Bag of Rice for a Saturday Child unfolded as a deeply personal and immersive exhibition by Burmese-Australian artist Natalie de Rozario, tracing the tender, mythic, and sometimes mischievous stories that have shaped her cultural identity across time, place, and memory.

At its heart, the exhibition was sparked by a formative childhood moment—standing beside a Naga statue—and a story told by her grandmother: that she had once “bought” her Saturday-born grandchild for a bag of rice. From this intimate origin, the work unraveled into a layered exploration of how memory, ritual, myth, and ancestral intention travel across generations, shifting and reshaping as they move through migration and diasporic life.
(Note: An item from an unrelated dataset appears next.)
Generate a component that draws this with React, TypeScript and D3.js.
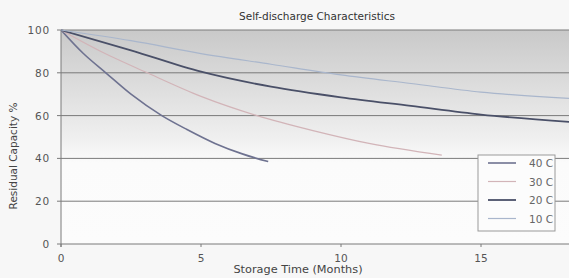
import React from "react";
import * as d3 from "d3";

const months40 = [0, 0.8, 1.6, 2.5, 3.6, 4.5, 5.5, 6.5, 7.4];
const values40 = [100, 89, 80, 70, 60, 53.5, 47, 42, 38.5];
const months30 = [0, 1.5, 3, 5, 7, 9, 11, 13.6];
const values30 = [100, 89.5, 80.5, 69, 60, 53, 47, 41.5];
const months20 = [0, 2.5, 5, 7.5, 10, 12.5, 15, 18.2];
const values20 = [100, 90.5, 80.5, 73.5, 68.5, 64.5, 60.5, 57];
const months10 = [0, 2.5, 5, 7.5, 10, 12.5, 15, 18.2];
const values10 = [100, 95, 89, 84, 79, 75, 71, 68];

const seriesNames = ["40 C", "30 C", "20 C", "10 C"];
const seriesMonths = [months40, months30, months20, months10];
const seriesValues = [values40, values30, values20, values10];
const seriesColors = ["#6e7290", "#d2b4b8", "#4a5068", "#a9b6cc"];
const seriesWidths = [1.6, 1.2, 1.8, 1.2];

const xTicks = [0, 5, 10, 15];
const yTicks = [0, 20, 40, 60, 80, 100];

export default function App() {
  const W = 569, H = 278;
  const left = 61, top = 30, bottom = 244;
  const x = d3.scaleLinear().domain([0, 5]).range([left, 201]);
  const y = d3.scaleLinear().domain([0, 100]).range([bottom, top]);
  const right = W + 5;
  const font = "DejaVu Sans, Verdana, sans-serif";
  const line = d3
    .line<[number, number]>()
    .x((d) => x(d[0]))
    .y((d) => y(d[1]))
    .curve(d3.curveMonotoneX);

  return (
    <svg
      width={W}
      height={H}
      style={{ position: "absolute", left: 0, top: 0, background: "#f6f6f6" }}
    >
      <defs>
        <linearGradient id="bg" x1="0" y1="0" x2="0" y2="1">
          <stop offset="0" stopColor="#c9c9c9" />
          <stop offset="0.25" stopColor="#dcdcdc" />
          <stop offset="0.5" stopColor="#efefef" />
          <stop offset="0.62" stopColor="#fbfbfb" />
          <stop offset="1" stopColor="#fcfcfc" />
        </linearGradient>
        <clipPath id="clip">
          <rect x={left} y={top - 2} width={right - left} height={bottom - top + 4} />
        </clipPath>
      </defs>
      <rect x={0} y={0} width={W} height={H} fill="#f7f7f7" />
      <rect x={left} y={top} width={right - left} height={bottom - top} fill="url(#bg)" />
      {yTicks.map((t) => (
        <g key={t}>
          <line x1={left - 4} x2={right} y1={y(t)} y2={y(t)} stroke="#7a7a7a" strokeWidth={1} />
          <text
            x={left - 11}
            y={y(t) + 4}
            textAnchor="end"
            fontFamily={font}
            fontSize={10.5}
            letterSpacing={0.8}
            fill="#555"
          >
            {t}
          </text>
        </g>
      ))}
      <line x1={left} x2={left} y1={top} y2={bottom + 3} stroke="#7a7a7a" strokeWidth={1} />
      {xTicks.map((t) => (
        <g key={t}>
          <line x1={x(t)} x2={x(t)} y1={bottom} y2={bottom + 3} stroke="#7a7a7a" />
          <text
            x={x(t)}
            y={bottom + 18}
            textAnchor="middle"
            fontFamily={font}
            fontSize={10.5}
            fill="#555"
          >
            {t}
          </text>
        </g>
      ))}
      <g clipPath="url(#clip)">
        {seriesNames.map((name, i) => {
          const pts = seriesMonths[i].map((m, j) => [m, seriesValues[i][j]] as [number, number]);
          return (
            <path
              key={name}
              d={line(pts) || ""}
              fill="none"
              stroke={seriesColors[i]}
              strokeWidth={seriesWidths[i]}
            />
          );
        })}
      </g>
      <text x={317} y={20} textAnchor="middle" fontFamily={font} fontSize={10.5} fill="#333">
        Self-discharge Characteristics
      </text>
      <text
        transform={`translate(17,156) rotate(-90)`}
        textAnchor="middle"
        fontFamily={font}
        fontSize={10.5}
        fill="#444"
      >
        Residual Capacity %
      </text>
      <text x={298} y={273} textAnchor="middle" fontFamily={font} fontSize={11.3} fill="#444">
        Storage Time (Months)
      </text>
      <rect x={478} y={155} width={77} height={76} fill="#fcfcfc" stroke="#9a9a9a" strokeWidth={1} />
      {seriesNames.map((name, i) => {
        const ly = 163 + i * 18.5;
        return (
          <g key={name}>
            <line x1={488} x2={516} y1={ly} y2={ly} stroke={seriesColors[i]} strokeWidth={seriesWidths[i]} />
            <text x={553} y={ly + 4} textAnchor="end" fontFamily={font} fontSize={10.5} fill="#666">
              {name}
            </text>
          </g>
        );
      })}
    </svg>
  );
}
Across charcoal drawings, paintings, installation, archival family photographs, oral histories, song, and inherited objects gathered over decades, de Rozario built a world where personal history and cultural mythology blurred. The exhibition invited audiences into a space where belonging was not fixed, but formed in the in-between—between countries, between stories, between what is remembered and what is reimagined.

The exhibition opened on the superstitious date of Friday 13 March at Zig Zag Gallery, where it was officially opened by Dr Pilar Kasat.

The public program expanded the exhibition’s conversation through a Burmese Artists Panel Discussion, a hybrid event held at Zig Zag Gallery and an online audience. The conversation brought together an international group of Burmese artists reflecting on how heritage, displacement, and the 2021 military coup have shaped their creative lives. Rather than offering fixed conclusions, the discussion moved through lived experience—navigating identity, distance, and the ongoing responsibility of carrying ancestral stories while creating from afar.

Facilitated by independent curator and scholar Nathalie Johnston, the panel featured Natalie de Rozario, Aaron Seymour, Richie Htet, Gabby Loo, and Khin Boe. Together, they shared practices that spanned visual art, design, performance, and sound—each responding to questions of memory, cultural inheritance, and survival in distinct yet interconnected ways.

Across both exhibition and programming, Bag of Rice for a Saturday Child became a space where myth met migration, grief met resilience, and the stories of elders continued to echo through contemporary practice.

Following its presentation in Kalamunda, the exhibition was announced to tour, with its first stop at DADAA Gallery from 15 May to 12 June.